Avete già avuto modo di leggere quanto è strafigo il nuovo album di James Blake nelle recensioni di ogni angolo del globo, per cui toccherà a noi oggi recitare per un po’ la parte dell’avvocato del diavolo e raccontarvi “quello che gli altri non dicono”. A cominciare da un dato difficilmente contestabile: “Overgrown” non è – e non poteva essere – un disco storicamente importante quanto lo era stato nel 2011 il primo omonimo. Perché allora il debutto del fenomeno londinese era venuto fuori in un fermento generale che stava cambiando la rotta al dubstep con gradi diversi di sperimentazione e “James Blake” aveva rappresentato l’esempio più plateale di coraggio e iniziativa nel percorso post-dubstep, era riuscito a mettere d’accordo quasi tutti (compresi quelli che ancora si chiedevano cosa fosse questo dubstep) con un approccio convintamente artsy e spiazzante, una formula che scommetteva sul contatto con chi non aveva (ancora) sentito nulla del genere. “Overgrown”, invece, è “solo” il ritorno di James Blake, rivolto quindi a chi ha amato il personaggio e i suoni che da lui son nati e cresciuti negli ultimi due anni, fatto per offrire a chi ha sete di blakismo l’atteso passo avanti. È per questo che in questo disco manca il pezzo a effetto come fu allora la “Limit To Your Love”: perché l’obiettivo non è più unire differenti sensibilità di pubblico ma, in definitiva, dare conferme. Senza troppe sorprese.
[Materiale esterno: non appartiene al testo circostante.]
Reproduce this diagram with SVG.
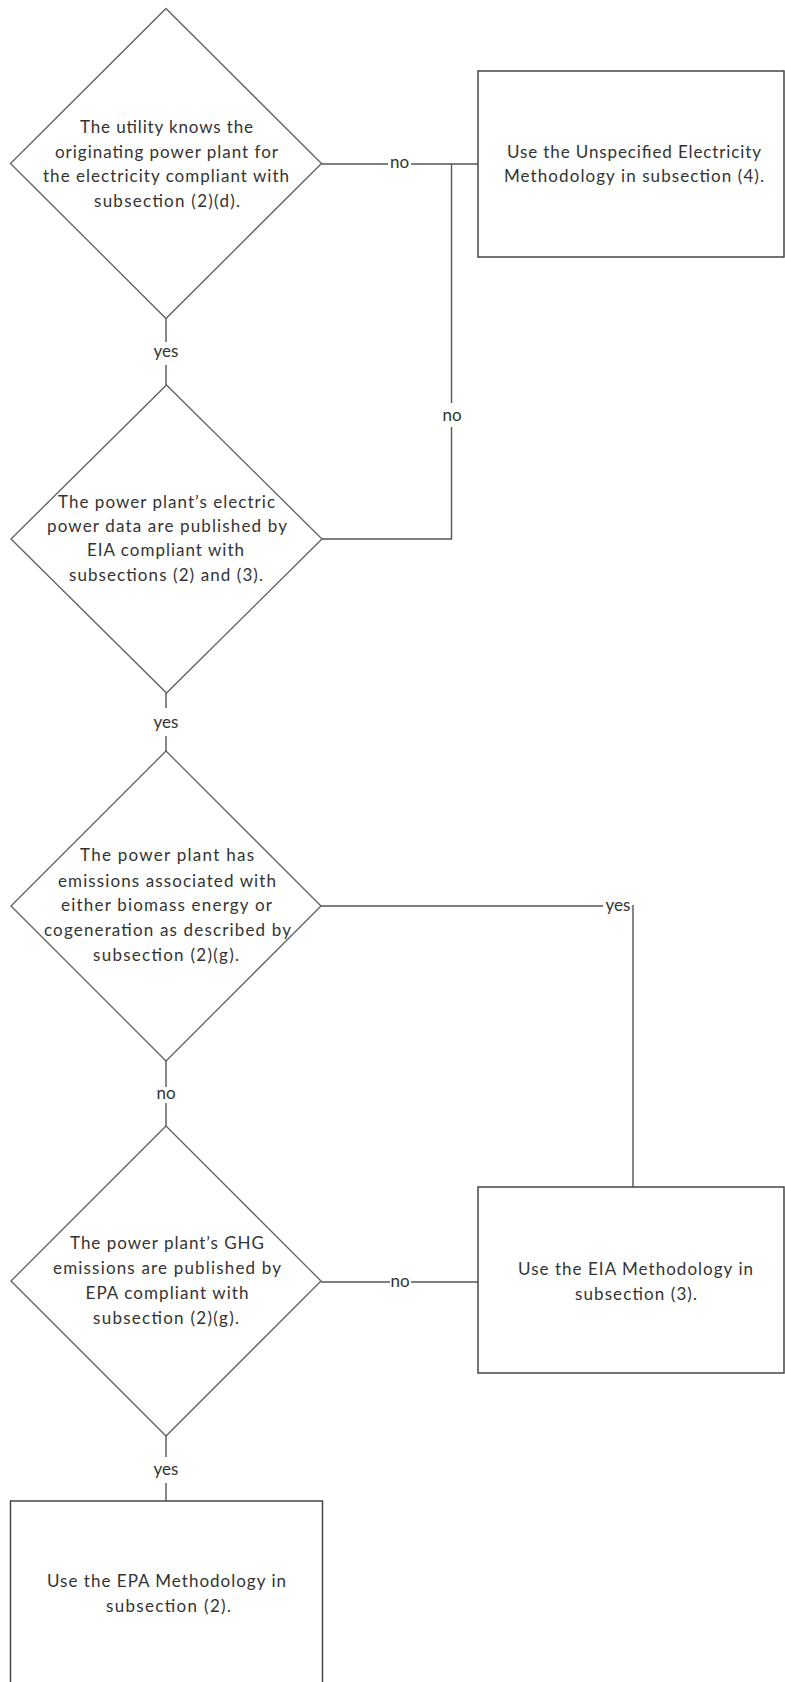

Fatta questa premessa, va comunque detto che “Overgrown” è ancora una volta un grande album, ed è stupefacente quanto questo implacabile ventiquattrenne sia sempre in grado di centrare le prove importanti, anche quando tutto gioca a suo sfavore (dall’hype smodato che, suo malgrado, gli nuoce ogni volta di più alla lenta linea di declino segnata dagli EP del dopo-album). L’unico discriminante decisivo circa il valore effettivo di questa seconda prova era la presenza o meno di elementi di crescita del sound, e la crescita c’è stata. Eccome se c’è stata: l’approccio compositivo si è fatto più intenso, ha eliminato quei drappeggi capricciosi che facevano storcere il naso l’ultima volta e ha trovato il suo nord espressivo in un dub intimista dall’alta carica emozionale. Via quel minimalismo a tratti saccente del primo album e largo a quei bassi avvolgenti che agevolano l’introspezione, la figura cantautoriale di Blake ha oggi polso e coscienza di sé e la prima metà dell’album contiene alcuni dei pezzi migliori che lui abbia mai prodotto. In “Overgrown” persino le doti vocali sembrano enormemente migliorate in termini di suggestioni, “I Am Sold” è bravissima a ragionare in maniera semplice puntando esclusivamente su tempi rallentati e fascinosi spazi ritmici, “Life Round Here” è prova decisiva di una maturità che deve molto anche a un Thom Yorke e “Retrograde” è l’essenza di cosa può essere Blake quando è ispirato: essenziale e incalzante, disperato e bellissimo.
La seconda metà apre comunque a quelle storiche imperfezioni di fruizione della musica di Blake e “DLM” è l’esempio lampante di ciò che lui NON deve fare, ossia lasciarsi andare alla piena libertà del “canto+piano” che, senza una guida che detti il passo e un orizzonte che determini la direzione, sfocia spesso in una inconsistente autoreferenzialità. Come, d’altra parte, quel che va assolutamente evitato è cedere a forme troppo facili (come i 4/4 di “Voyeur”, efficaci ma – consentitecelo – alla portata di chiunque) o troppo strategiche (come la patinata collaborazione con RZA, ancora buona per la sua eccezionalità ma sinceramente forzata nelle dinamiche di un suo album), entrambe pericolose per il rischio che ne venga minata la sincera qualità compositiva finora sfoggiata. Questo per dire che “Overgrown” è album non perfetto ma perfettibile, che nel sound di James Blake c’è ancora largo spazio per affinare ancora certe giovani ingenuità e che tuttavia parliamo comunque di un disco che figurerà tra i migliori dell’annata in corso. Nel 2011 il segreto era stato sposare le amatissime intuizioni di Burial e combinare i fermenti del momento con la propria vena soulful, oggi invece la mossa vincente è stata identificare le attese sul suo conto e agire in continuità verso quella che, dagli The xx a SBTRKT, è diventata una delle nuove passioni del suo pubblico. Adesso Blake è il Tricky del sentire elettronico comune, detentore di una formula vincente, lanciato in un proprio percorso di crescita e additato da tutti (a ragione) come il più emozionale della sua generazione. Ulteriore peso e responsabilità che si aggiunge sulle sue spalle, eppure non ne sembra per nulla intimorito.